L’incarcération du maire d’Istanbul, Ekrem Imamoglu, avec des dizaines d’élus et de responsables municipaux, constitue sans aucun doute un coup d’Etat. Mais un coup d’Etat à l’envers. Le coup n’est pas porté cette fois par les militaires contre le gouvernement, mais il est ourdi par le pouvoir contre le dernier espace qui reste de la démocratie : les élections à compétition ouverte. En décidant de faire éliminer son principal rival de la compétition électorale par le moyen de la justice, [Recep] Tayyip Erdogan a franchi le Rubicon.
A la tête d’un régime hyperprésidentiel taillé sur mesure, il a pris la décision d’aller au bout de l’autocratie, quoi qu’il en coûte pour le pays et probablement pour lui. Il a révélé par cet engagement qu’il n’avait plus l’espoir de gagner les élections par les moyens un tant soit peu démocratiques. C’est le destin de la plupart des autocrates qui sont restés trop longtemps au pouvoir.
Les procureurs préparaient une action pénale contre le maire d’Istanbul depuis plus de deux ans. Les médias aux ordres du pouvoir révélaient régulièrement les chefs d’accusation envisagés. Ils avaient aussi lancé une campagne de suspicion sur la validité du diplôme universitaire de l’édile, qui avait conduit à l’ouverture d’une autre enquête judiciaire. En octobre 2024, deux maires d’arrondissement d’Istanbul, membres, comme Imamoglu, du Parti républicain du peuple (CHP), ont été arrêtés. L’arrestation d’une dizaine d’élus municipaux issus de la même formation a suivi.

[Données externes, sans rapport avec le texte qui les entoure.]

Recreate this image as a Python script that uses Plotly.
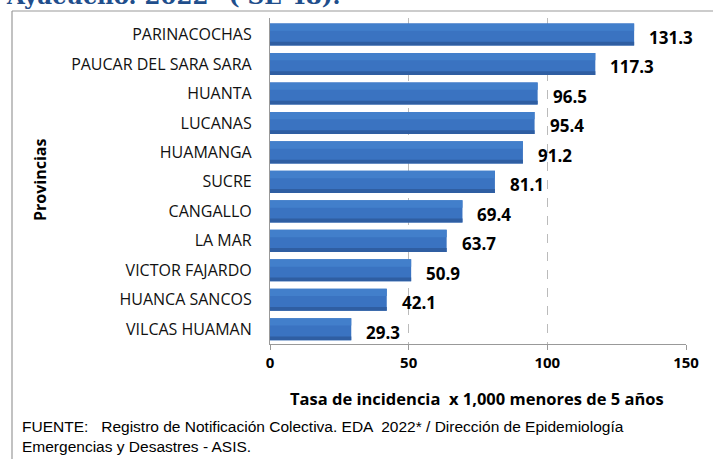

C’est pour contrer ces attaques que le président du CHP, Özgür Özel, a décidé d’organiser, le 23 mars, pour la première fois dans l’histoire de la Turquie, une primaire de son parti en vue de la présidentielle avec comme seul candidat le maire d’Istanbul. Le but était de renforcer sa légitimité en lui donnant le statut de candidat officiel pour l’élection présidentielle, qui aura probablement lieu avant 2028.